En Mesopotamia

Por Jorge Juan Fernández Sangrador

 

Estaban todos estupefactos y admirados, diciendo: «¿No son galileos todos esos que están hablando? Entonces, ¿cómo es que cada uno de nosotros los oímos hablar en nuestra lengua nativa? Entre nosotros hay partos, medas, elamitas y habitantes de Mesopotamia… Y cada uno los oímos hablar de las grandezas de Dios en nuestra propia lengua» (Hechos de los Apóstoles 2,9-11).

Jardín de Edén. Discurrían por él cuatro ríos. Dos de ellos se llamaban Éufrates y Tigris. Ambos delimitan la extensión territorial que el Papa visitó la semana pasada. En aquel vergel, Dios conversaba, a la hora de la brisa vespertina, con Adán y Eva, que habían sido advertidos, a la vista de un árbol, de a dónde podía arrastrarlos el ciego deseo de lo imposible.

Al este de Edén, la descendencia de Caín levantó la primera ciudad y hubo pastores, citaristas, flautistas y forjadores de herramientas de bronce y de hierro. Y héroes. Y surgieron los linajes y las genealogías, de las que fueron quedando noticias impresas en las tablillas de arcilla que se guardaron en las bibliotecas allí formadas.

En aquellas inmensidades mesopotámicas refulgió la luz de la fe religiosa, vivida como acto de relación personal con Dios, de tú a Tú, en un diálogo que acontece en el decurso de las horas cotidianas.

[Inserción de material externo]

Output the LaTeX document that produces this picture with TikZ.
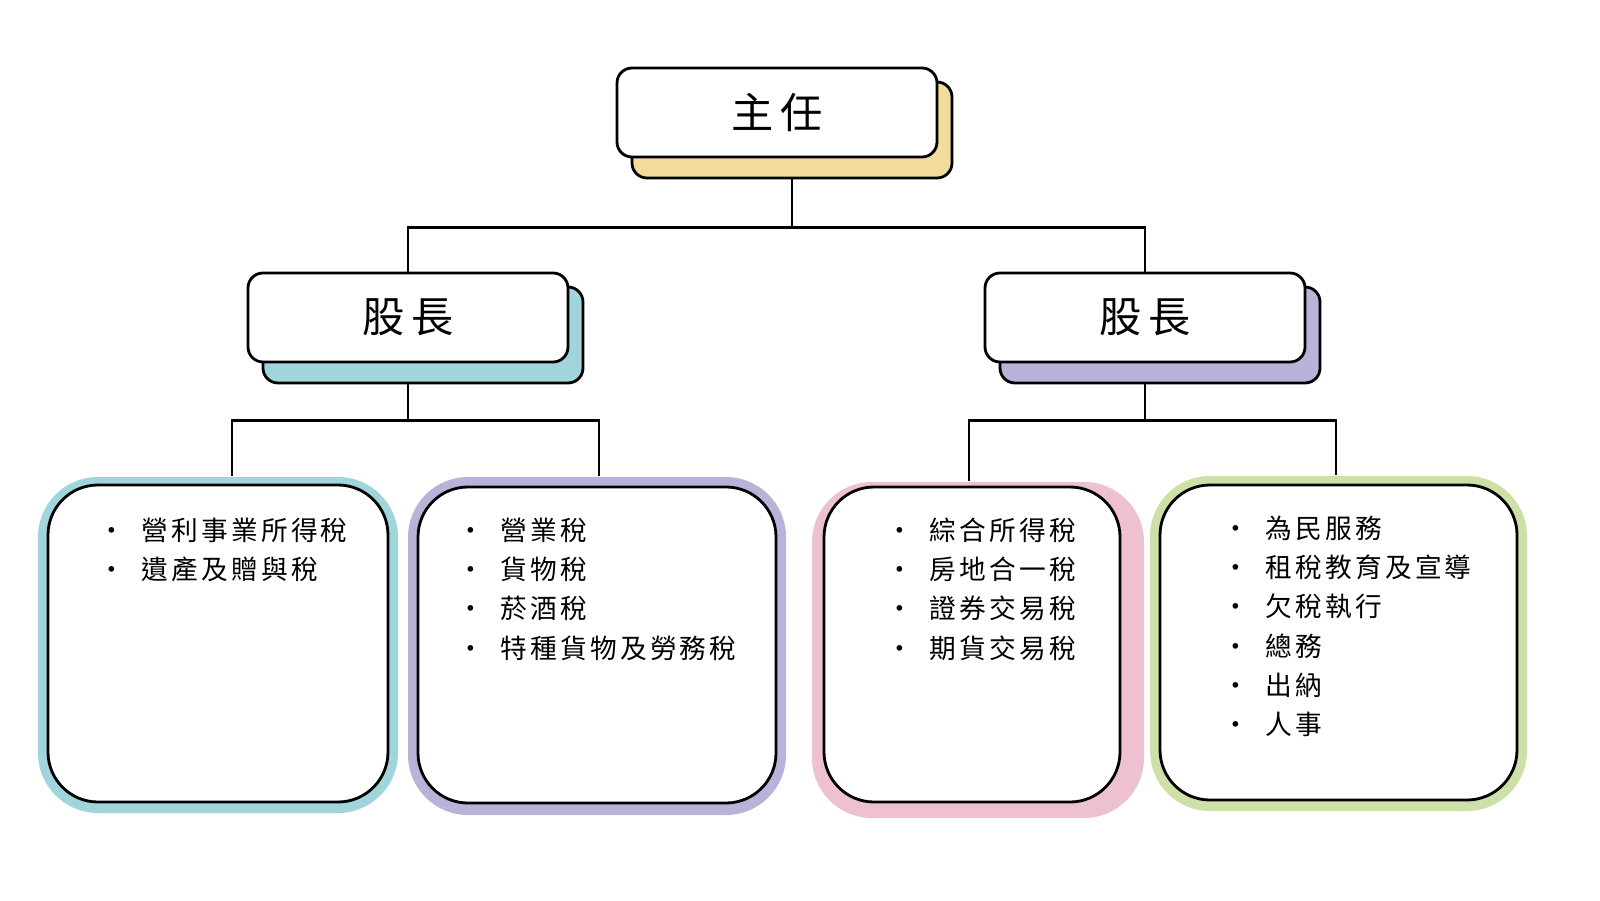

Coloquio que la muerte no podrá acallar, porque, el hombre y la mujer, amorosamente moldeados por los dedos de Dios a su imagen y semejanza, fueron creados para estar siempre con Él.

Era, además, tierra de inundaciones purificadoras, porque la violencia sembrada por Caín en la historia no fue erradicada jamás de ella, sino que creció, se multiplicó y se expandió. Hasta el presente. Mas Dios, valiéndose de la inmejorable pedagogía de las pruebas de la vida, fue enseñándole a la humanidad, con infinita paciencia, el valor de la bondad y del perdón, como proclamó, en Nínive, el profeta Jonás.

Y cuando aquí morábamos aún en abrigos de cuevas o en chozas, unos emigrantes de Oriente construyeron, con ladrillos y alquitrán, en la llanura de Senaar, una torre altísima, con pretensiones de que llegase hasta el cielo. Fue, a partir de entonces, cuando la lengua “primaeva” se diversificó en tantas como pueblos se originaron tras la dispersión de Babel.

Siglos después, fue levantada en aquellos sequedales la ciudad de Babilonia, irrigada por rumorosas corrientes de agua fluyente a través de las acequias que proveían de la vital linfa a las exóticas especies de árboles y plantas que alegraban con sus colores y fragancias los jardines colgantes.

Junto a los sauces, de cuyas ramas pendían, silenciosos, los instrumentos musicales que se habían llevado consigo cuando fueron conducidos al cautiverio, los israelitas se lamentaban de su suerte, de haber sido trasplantados tan lejos de Sion. Y eso que no les faltaban ni los oráculos de Ezequiel, ni las visiones de Daniel, ni los testimonios de fe en Dios, que salvó de morir en el fuego a los jóvenes Ananías, Azarías y Misael.

El Cristianismo, que fue aceptado muy pronto por los habitantes del Creciente Fértil, arraigó profundamente en aquel suelo. Al fin y al cabo, las civilizaciones que allí habían existido coprotagonizaron las historias que refiere el Antiguo Testamento. Eran, en cierto modo, prehistoria del Cristianismo. Y esto lo captaron inmediatamente los oyentes mesopotámicos del anuncio del Evangelio, el cual, a la par que arrojaba una luz esclarecedora sobre su riquísimo pasado, confería a éste plenitud de sentido. Asumir, inculturar y resignificar. En eso consistió la clave del éxito apostólico.

De ahí el que el cristianismo mantuviese, en sus estructuras, jerarquías, liturgias y tradiciones, los adjetivos “caldeas”, “asirias” y “babilónicas”, y quepa decir con orgullo que los cristianos son los herederos y únicos representantes vivos de aquellas culturas poderosísimas que se originaron en la antigüedad dentro de los confines señalados por el Éufrates y el Tigris, en Mesopotamia.

(La Nueva España, 14 de marzo de 2021, pp. 22-23).